The task:
Leave out the pictures, and return only the lines running from the one that contains "Reproduce this diagram with TikZ." to the one that contains "rectangle (873, 482);", both included, exactly as they appear.

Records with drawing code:
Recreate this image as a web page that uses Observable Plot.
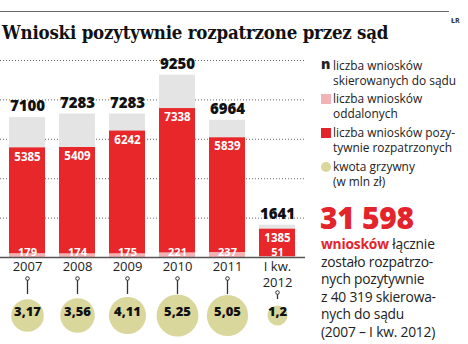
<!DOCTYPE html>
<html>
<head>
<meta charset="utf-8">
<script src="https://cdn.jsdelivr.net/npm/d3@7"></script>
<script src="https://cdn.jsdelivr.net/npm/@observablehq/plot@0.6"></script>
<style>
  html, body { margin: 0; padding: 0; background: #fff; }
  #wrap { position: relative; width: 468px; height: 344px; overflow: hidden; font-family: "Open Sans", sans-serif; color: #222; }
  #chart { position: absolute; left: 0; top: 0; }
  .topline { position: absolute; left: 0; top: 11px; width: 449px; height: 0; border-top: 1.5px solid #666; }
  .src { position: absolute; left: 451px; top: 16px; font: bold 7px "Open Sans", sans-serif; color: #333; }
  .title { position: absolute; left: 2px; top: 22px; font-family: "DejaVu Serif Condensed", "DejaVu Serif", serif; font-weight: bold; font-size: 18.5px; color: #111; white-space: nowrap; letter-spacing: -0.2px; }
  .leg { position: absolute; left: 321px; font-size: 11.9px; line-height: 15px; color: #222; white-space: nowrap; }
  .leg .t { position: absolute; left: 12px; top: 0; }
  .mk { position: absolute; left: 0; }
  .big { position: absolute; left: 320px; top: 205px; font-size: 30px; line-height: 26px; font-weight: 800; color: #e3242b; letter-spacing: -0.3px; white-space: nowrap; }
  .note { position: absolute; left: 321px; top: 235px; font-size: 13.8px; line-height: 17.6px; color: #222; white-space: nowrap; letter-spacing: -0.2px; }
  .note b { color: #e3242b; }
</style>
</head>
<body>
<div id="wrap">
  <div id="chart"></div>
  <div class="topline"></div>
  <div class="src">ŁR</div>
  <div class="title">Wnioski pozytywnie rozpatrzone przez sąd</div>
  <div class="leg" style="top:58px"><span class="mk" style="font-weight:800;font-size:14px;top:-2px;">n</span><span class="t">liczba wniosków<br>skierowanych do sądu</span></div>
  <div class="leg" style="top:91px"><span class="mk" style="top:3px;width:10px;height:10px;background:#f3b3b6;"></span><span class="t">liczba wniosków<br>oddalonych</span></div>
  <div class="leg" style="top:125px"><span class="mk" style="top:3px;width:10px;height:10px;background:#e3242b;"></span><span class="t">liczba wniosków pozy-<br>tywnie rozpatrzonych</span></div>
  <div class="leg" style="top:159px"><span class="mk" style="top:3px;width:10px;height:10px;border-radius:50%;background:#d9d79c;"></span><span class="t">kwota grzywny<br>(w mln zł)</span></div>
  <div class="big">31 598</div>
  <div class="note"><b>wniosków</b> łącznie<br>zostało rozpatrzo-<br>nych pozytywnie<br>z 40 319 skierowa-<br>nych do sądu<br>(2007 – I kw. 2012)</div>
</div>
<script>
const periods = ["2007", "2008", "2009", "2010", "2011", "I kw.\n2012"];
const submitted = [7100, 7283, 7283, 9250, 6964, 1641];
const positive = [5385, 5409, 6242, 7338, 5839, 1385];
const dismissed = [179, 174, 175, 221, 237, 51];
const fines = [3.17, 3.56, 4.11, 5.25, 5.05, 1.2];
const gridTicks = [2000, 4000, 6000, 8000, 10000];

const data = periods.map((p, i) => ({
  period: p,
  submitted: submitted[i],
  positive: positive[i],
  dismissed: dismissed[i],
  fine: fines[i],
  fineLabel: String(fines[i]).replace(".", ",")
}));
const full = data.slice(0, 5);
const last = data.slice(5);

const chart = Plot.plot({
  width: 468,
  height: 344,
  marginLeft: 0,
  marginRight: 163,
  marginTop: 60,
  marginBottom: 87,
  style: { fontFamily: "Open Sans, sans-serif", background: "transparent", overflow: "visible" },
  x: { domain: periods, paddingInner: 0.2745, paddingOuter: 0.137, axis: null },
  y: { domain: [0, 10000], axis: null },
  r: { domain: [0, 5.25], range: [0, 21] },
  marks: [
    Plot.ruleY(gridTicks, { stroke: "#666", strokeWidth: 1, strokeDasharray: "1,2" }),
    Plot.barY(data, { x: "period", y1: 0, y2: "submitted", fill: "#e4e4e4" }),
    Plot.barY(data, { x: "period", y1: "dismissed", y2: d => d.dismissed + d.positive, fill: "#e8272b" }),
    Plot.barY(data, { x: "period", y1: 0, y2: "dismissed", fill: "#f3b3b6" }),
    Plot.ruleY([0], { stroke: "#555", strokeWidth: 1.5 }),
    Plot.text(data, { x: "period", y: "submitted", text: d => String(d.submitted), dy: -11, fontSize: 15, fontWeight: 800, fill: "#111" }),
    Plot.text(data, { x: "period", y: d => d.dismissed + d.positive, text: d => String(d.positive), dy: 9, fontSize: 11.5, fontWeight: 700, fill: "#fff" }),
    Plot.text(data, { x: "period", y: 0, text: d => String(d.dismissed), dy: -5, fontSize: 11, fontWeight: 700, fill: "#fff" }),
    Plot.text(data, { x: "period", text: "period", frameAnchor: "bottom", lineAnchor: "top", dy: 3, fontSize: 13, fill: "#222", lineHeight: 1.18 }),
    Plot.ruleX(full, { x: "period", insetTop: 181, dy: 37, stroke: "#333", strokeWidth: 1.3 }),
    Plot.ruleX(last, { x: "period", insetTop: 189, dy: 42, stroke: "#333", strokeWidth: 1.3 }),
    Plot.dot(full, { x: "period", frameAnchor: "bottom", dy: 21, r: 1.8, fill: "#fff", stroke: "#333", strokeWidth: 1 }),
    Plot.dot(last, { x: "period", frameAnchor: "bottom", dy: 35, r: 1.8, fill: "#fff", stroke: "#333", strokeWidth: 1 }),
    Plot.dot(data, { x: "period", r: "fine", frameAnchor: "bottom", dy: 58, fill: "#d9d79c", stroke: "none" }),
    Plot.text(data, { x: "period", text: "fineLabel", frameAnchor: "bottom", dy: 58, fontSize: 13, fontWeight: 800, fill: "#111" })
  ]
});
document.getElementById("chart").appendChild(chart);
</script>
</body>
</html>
---
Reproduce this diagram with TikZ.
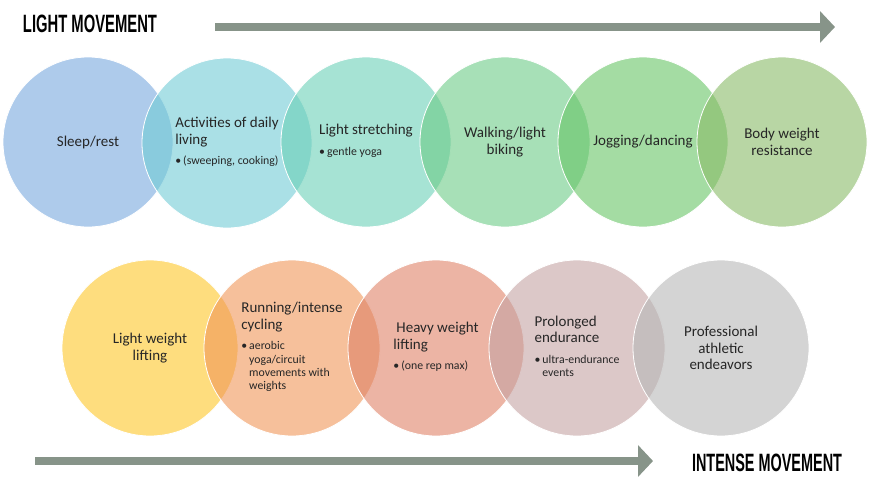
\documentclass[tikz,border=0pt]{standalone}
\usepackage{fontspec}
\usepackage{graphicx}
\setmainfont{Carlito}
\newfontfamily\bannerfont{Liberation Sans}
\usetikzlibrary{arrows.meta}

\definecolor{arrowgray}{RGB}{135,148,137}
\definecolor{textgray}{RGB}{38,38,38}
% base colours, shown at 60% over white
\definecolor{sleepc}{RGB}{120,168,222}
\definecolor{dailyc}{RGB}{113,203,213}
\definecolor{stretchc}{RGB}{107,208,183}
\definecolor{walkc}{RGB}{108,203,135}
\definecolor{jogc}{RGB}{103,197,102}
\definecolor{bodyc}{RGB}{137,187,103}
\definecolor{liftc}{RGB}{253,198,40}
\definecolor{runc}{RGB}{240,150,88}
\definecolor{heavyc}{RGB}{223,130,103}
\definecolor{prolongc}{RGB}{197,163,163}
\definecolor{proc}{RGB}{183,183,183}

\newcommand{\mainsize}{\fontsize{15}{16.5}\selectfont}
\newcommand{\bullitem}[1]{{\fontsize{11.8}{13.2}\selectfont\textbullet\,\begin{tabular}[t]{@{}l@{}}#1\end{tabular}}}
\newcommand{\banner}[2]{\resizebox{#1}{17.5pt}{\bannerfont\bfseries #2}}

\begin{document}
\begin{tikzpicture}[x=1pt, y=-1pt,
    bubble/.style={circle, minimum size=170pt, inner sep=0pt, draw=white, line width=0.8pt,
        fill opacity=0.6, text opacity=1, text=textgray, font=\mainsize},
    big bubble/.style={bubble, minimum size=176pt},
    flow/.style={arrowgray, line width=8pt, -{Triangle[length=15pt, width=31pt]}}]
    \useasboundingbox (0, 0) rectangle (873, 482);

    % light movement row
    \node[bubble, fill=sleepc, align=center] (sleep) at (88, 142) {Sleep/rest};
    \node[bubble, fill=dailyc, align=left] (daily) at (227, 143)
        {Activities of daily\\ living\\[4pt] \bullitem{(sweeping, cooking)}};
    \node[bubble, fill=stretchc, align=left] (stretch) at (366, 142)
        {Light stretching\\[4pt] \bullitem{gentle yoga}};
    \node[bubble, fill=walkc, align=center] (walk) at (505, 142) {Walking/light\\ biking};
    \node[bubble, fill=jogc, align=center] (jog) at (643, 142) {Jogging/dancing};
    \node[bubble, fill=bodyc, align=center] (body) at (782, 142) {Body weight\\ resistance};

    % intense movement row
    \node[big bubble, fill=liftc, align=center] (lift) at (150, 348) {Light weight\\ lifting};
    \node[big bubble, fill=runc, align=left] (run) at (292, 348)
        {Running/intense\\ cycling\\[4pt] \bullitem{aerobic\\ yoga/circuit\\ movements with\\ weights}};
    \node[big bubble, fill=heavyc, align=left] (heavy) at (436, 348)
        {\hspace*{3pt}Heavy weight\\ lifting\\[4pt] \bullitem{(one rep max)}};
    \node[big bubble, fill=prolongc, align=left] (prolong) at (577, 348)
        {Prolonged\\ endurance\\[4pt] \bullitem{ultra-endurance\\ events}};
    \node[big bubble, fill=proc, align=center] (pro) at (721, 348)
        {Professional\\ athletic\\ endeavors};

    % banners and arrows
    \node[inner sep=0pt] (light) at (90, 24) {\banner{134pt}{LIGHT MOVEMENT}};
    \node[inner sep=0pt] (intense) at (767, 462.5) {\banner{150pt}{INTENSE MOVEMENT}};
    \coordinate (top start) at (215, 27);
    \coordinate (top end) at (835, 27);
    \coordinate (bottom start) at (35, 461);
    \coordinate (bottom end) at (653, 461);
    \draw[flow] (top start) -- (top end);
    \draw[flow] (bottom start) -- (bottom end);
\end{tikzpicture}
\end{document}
--
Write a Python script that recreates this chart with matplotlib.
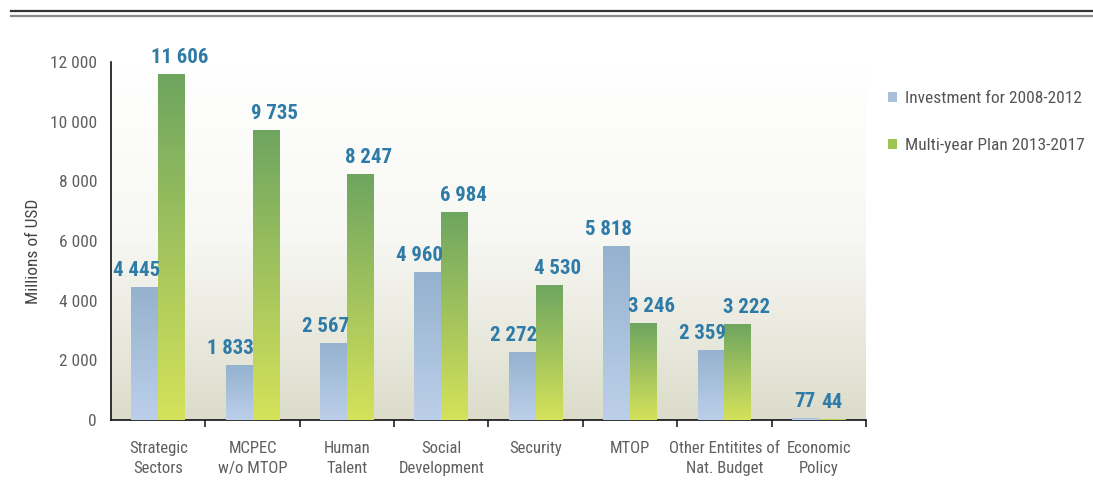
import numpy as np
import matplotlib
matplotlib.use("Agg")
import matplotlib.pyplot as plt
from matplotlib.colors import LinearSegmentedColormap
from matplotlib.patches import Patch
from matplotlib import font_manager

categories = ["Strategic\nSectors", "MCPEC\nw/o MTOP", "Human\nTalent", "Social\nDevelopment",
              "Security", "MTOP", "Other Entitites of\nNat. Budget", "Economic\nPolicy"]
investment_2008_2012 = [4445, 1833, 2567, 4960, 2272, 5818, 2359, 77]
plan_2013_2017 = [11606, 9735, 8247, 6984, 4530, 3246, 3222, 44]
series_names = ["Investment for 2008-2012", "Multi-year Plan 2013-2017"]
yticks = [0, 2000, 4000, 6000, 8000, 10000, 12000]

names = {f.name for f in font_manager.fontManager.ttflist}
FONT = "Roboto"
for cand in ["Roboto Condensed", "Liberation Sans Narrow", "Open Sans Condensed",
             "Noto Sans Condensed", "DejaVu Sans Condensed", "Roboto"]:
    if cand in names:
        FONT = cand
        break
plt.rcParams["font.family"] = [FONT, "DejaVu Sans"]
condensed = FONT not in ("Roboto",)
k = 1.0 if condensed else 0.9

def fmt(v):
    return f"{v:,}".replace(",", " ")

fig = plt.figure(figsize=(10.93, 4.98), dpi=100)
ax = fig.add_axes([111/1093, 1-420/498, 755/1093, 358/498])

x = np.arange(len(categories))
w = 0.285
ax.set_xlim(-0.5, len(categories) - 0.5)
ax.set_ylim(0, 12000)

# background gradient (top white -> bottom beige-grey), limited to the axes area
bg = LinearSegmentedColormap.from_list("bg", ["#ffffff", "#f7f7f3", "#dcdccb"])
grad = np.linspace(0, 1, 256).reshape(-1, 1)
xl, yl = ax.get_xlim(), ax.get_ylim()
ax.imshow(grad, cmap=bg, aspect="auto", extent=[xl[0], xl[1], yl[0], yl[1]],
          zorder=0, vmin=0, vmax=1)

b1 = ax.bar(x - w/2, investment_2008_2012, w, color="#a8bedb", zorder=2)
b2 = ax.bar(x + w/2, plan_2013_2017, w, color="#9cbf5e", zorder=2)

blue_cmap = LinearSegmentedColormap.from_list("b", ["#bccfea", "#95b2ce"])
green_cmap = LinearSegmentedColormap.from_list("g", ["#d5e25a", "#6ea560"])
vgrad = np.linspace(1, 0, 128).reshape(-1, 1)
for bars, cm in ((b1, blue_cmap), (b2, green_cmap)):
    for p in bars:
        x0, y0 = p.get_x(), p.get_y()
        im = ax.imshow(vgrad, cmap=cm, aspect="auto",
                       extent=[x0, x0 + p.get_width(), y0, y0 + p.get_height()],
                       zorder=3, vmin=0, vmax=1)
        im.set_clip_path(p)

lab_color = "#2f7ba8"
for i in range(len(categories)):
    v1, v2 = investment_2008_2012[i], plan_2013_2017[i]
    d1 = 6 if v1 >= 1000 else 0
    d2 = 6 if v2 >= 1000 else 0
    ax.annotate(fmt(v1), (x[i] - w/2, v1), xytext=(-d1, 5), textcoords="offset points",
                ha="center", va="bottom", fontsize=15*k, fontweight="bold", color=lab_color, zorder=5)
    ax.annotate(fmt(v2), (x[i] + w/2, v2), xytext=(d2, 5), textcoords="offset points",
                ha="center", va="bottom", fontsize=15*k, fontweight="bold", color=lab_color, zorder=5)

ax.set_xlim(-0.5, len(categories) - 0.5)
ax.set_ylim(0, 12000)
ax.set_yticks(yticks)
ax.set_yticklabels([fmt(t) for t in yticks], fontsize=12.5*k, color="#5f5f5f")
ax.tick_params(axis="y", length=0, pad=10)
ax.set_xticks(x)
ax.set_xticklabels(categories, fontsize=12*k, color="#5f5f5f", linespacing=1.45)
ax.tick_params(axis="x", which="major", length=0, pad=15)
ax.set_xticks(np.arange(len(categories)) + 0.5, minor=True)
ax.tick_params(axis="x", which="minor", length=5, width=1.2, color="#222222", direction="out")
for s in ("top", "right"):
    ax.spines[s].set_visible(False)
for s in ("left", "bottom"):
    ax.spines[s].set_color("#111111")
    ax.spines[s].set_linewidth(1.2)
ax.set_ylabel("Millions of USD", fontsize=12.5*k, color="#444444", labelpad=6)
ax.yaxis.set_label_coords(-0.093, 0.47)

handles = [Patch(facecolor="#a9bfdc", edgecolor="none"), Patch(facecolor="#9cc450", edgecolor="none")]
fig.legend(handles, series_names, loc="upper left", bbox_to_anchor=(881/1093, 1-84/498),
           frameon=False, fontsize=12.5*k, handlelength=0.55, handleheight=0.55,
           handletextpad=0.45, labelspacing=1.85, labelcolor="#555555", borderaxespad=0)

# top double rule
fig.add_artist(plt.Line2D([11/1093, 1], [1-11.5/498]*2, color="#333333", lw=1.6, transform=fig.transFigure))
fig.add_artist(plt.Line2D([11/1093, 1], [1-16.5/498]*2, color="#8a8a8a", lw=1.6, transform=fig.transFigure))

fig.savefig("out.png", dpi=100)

Written response:
Reproduce this diagram with TikZ.
\documentclass[tikz,border=0pt]{standalone}
\usepackage{fontspec}
\usepackage{graphicx}
\setmainfont{Carlito}
\newfontfamily\bannerfont{Liberation Sans}
\usetikzlibrary{arrows.meta}

\definecolor{arrowgray}{RGB}{135,148,137}
\definecolor{textgray}{RGB}{38,38,38}
% base colours, shown at 60% over white
\definecolor{sleepc}{RGB}{120,168,222}
\definecolor{dailyc}{RGB}{113,203,213}
\definecolor{stretchc}{RGB}{107,208,183}
\definecolor{walkc}{RGB}{108,203,135}
\definecolor{jogc}{RGB}{103,197,102}
\definecolor{bodyc}{RGB}{137,187,103}
\definecolor{liftc}{RGB}{253,198,40}
\definecolor{runc}{RGB}{240,150,88}
\definecolor{heavyc}{RGB}{223,130,103}
\definecolor{prolongc}{RGB}{197,163,163}
\definecolor{proc}{RGB}{183,183,183}

\newcommand{\mainsize}{\fontsize{15}{16.5}\selectfont}
\newcommand{\bullitem}[1]{{\fontsize{11.8}{13.2}\selectfont\textbullet\,\begin{tabular}[t]{@{}l@{}}#1\end{tabular}}}
\newcommand{\banner}[2]{\resizebox{#1}{17.5pt}{\bannerfont\bfseries #2}}

\begin{document}
\begin{tikzpicture}[x=1pt, y=-1pt,
    bubble/.style={circle, minimum size=170pt, inner sep=0pt, draw=white, line width=0.8pt,
        fill opacity=0.6, text opacity=1, text=textgray, font=\mainsize},
    big bubble/.style={bubble, minimum size=176pt},
    flow/.style={arrowgray, line width=8pt, -{Triangle[length=15pt, width=31pt]}}]
    \useasboundingbox (0, 0) rectangle (873, 482);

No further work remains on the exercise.